Grupy Champions League już poznane
Losowanie grup przyniosło jeszcze więcej emocji niż sam wybór najlepszego zawodnika. I nic w tym dziwnego, gdyż rywalizacja samych drużyn jest bardziej emocjonująca.
Całą ceremonię jak zwykle przeprowadził dobrze znany kibicom na całym świecie Gianni Infantino. Jego gościem był między innymi Luis Figo, który przydzielił zespół Borussi do bardzo trudnej grupy.
Dortmundczycy podobnie jak rok temu, ponownie zmierzą się z Chelsea Londyn. Jej rywalem będzie też zespół z Francji- AS Saint Etienne oraz broniący trofeum Juventus Turyn. Stąd też grupa E, bo o niej mowa została okrzyknięta w mediach "grupą śmierci" ale nie bez powodów, gdyż bardziej silnego zestawienia już po prostu nie ma. Zadanie przed BVB jest tym samym bardzo trudne, a patrząc na poprzednie rozgrywki to nie ma powodów do optymizmu. Rok temu Borussia razem z Chelsea odpadła już na tej samej fazie i wszyscy boją się powtórki. Ale mimo tego mają nadzieję, że podobnego dramatu nie będzie.
Drugi finalista z poprzedniej edycji; Arsenal Londyn został wylosowany do grupy B z Interem Mediolan, Feynoordem Rotterdam oraz Dinamem Zagrzeb. Sprawca największej niespodzianki; AS Roma znalazła się w grupie G z Manchesterem City, PSV oraz Olympiacosem Pireus.
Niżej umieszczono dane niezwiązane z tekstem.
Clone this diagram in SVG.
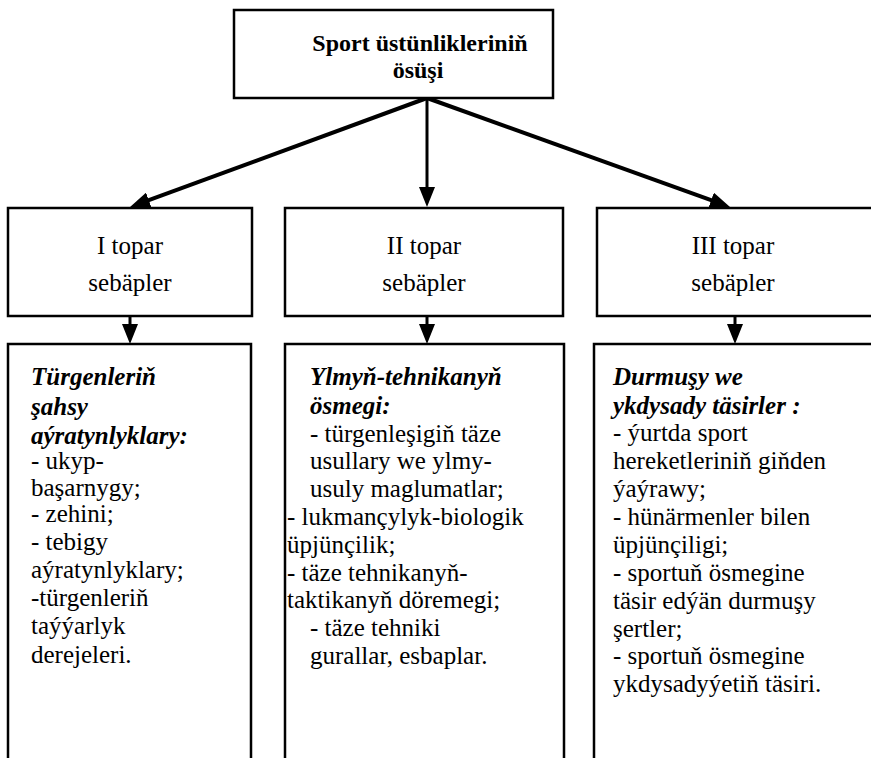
<svg xmlns="http://www.w3.org/2000/svg" width="871" height="758" viewBox="0 0 871 758">
<style>
.box{fill:#fff;stroke:#000;stroke-width:2.5}
.open{fill:none;stroke:#000;stroke-width:2.5}
.t{font-family:'Times New Roman','Liberation Serif',Tinos,serif;font-size:25px;fill:#000}
.c{text-anchor:middle}
.hb{font-weight:bold;font-style:italic}
.top{font-family:'Times New Roman','Liberation Serif',Tinos,serif;font-size:24px;font-weight:bold;text-anchor:middle;fill:#000}
.ar{stroke:#000;stroke-width:4;fill:none}
.av{stroke:#000;stroke-width:3;fill:none}
</style>
<defs>
<marker id="ah" viewBox="0 0 20 16" refX="8" refY="8" markerWidth="20" markerHeight="16" markerUnits="userSpaceOnUse" orient="auto">
<path d="M0,0 L20,8 L0,16 z" fill="#000"/>
</marker>
</defs>
<g id="connectors">
<line class="ar" x1="427" y1="98" x2="141.3" y2="202.9" marker-end="url(#ah)"/>
<line class="av" x1="427" y1="98" x2="427" y2="195" marker-end="url(#ah)"/>
<line class="ar" x1="427" y1="98" x2="718.7" y2="202.9" marker-end="url(#ah)"/>
<line class="av" x1="130" y1="316" x2="130" y2="332" marker-end="url(#ah)"/>
<line class="av" x1="427" y1="316" x2="427" y2="332" marker-end="url(#ah)"/>
<line class="av" x1="735" y1="316" x2="735" y2="332" marker-end="url(#ah)"/>
</g>
<g id="top">
<rect class="box" x="234" y="10" width="319" height="88"/>
<text class="top" x="420" y="51">Sport üstünlikleriniň</text>
<text class="top" x="418" y="78">ösüşi</text>
</g>
<g id="g1">
<rect class="box" x="8" y="208" width="244" height="108"/>
<text class="t c" x="130" y="254">I topar</text>
<text class="t c" x="130" y="291">sebäpler</text>
</g>
<g id="g2">
<rect class="box" x="285" y="208" width="278" height="108"/>
<text class="t c" x="424" y="254">II topar</text>
<text class="t c" x="424" y="291">sebäpler</text>
</g>
<g id="g3">
<rect class="box" x="597" y="208" width="280" height="108"/>
<text class="t c" x="733" y="254">III topar</text>
<text class="t c" x="733" y="291">sebäpler</text>
</g>
<g id="d1">
<path class="open" d="M8,758 V344 H251 V758"/>
<text class="t">
<tspan class="hb" x="31" y="385">Türgenleriň</tspan>
<tspan class="hb" x="31" y="415">şahsy</tspan>
<tspan class="hb" x="31" y="444">aýratynlyklary:</tspan>
<tspan x="31" y="469">- ukyp-</tspan>
<tspan x="31" y="496">başarnygy;</tspan>
<tspan x="31" y="522">- zehini;</tspan>
<tspan x="31" y="550">- tebigy</tspan>
<tspan x="31" y="578">aýratynlyklary;</tspan>
<tspan x="31" y="606">-türgenleriň</tspan>
<tspan x="31" y="634">taýýarlyk</tspan>
<tspan x="31" y="663">derejeleri.</tspan>
</text>
</g>
<g id="d2">
<path class="open" d="M285,758 V344 H564 V758"/>
<text class="t">
<tspan class="hb" x="310" y="385">Ylmyň-tehnikanyň</tspan>
<tspan class="hb" x="310" y="414">ösmegi:</tspan>
<tspan x="310" y="442">- türgenleşigiň täze</tspan>
<tspan x="310" y="469">usullary we ylmy-</tspan>
<tspan x="310" y="497">usuly maglumatlar;</tspan>
<tspan x="287" y="525">- lukmançylyk-biologik</tspan>
<tspan x="287" y="553">üpjünçilik;</tspan>
<tspan x="287" y="581">- täze tehnikanyň-</tspan>
<tspan x="287" y="608">taktikanyň döremegi;</tspan>
<tspan x="310" y="636">- täze tehniki</tspan>
<tspan x="310" y="664">gurallar, esbaplar.</tspan>
</text>
</g>
<g id="d3">
<path class="open" d="M594,758 V344 H875"/>
<text class="t">
<tspan class="hb" x="613" y="385">Durmuşy we</tspan>
<tspan class="hb" x="613" y="414">ykdysady täsirler :</tspan>
<tspan x="613" y="441">- ýurtda sport</tspan>
<tspan x="613" y="469">hereketleriniň giňden</tspan>
<tspan x="613" y="497">ýaýrawy;</tspan>
<tspan x="613" y="525">- hünärmenler bilen</tspan>
<tspan x="613" y="553">üpjünçiligi;</tspan>
<tspan x="613" y="581">- sportuň ösmegine</tspan>
<tspan x="613" y="609">täsir edýän durmuşy</tspan>
<tspan x="613" y="637">şertler;</tspan>
<tspan x="613" y="664">- sportuň ösmegine</tspan>
<tspan x="613" y="692">ykdysadyýetiň täsiri.</tspan>
</text>
</g>
</svg>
Poniżej przedstawiamy pełne wyniki.
Rywalizacja w fazie grupowej zapowiada się bardzo emocjonująco i już teraz jesteśmy ciekawi, kto zaprezentuje się z bardzo dobrej strony, a kto ponownie nie sprosta wyznaniu. Na odpowiedzi do tych pytań, będziemy musieli jednak jeszcze trochę poczekać.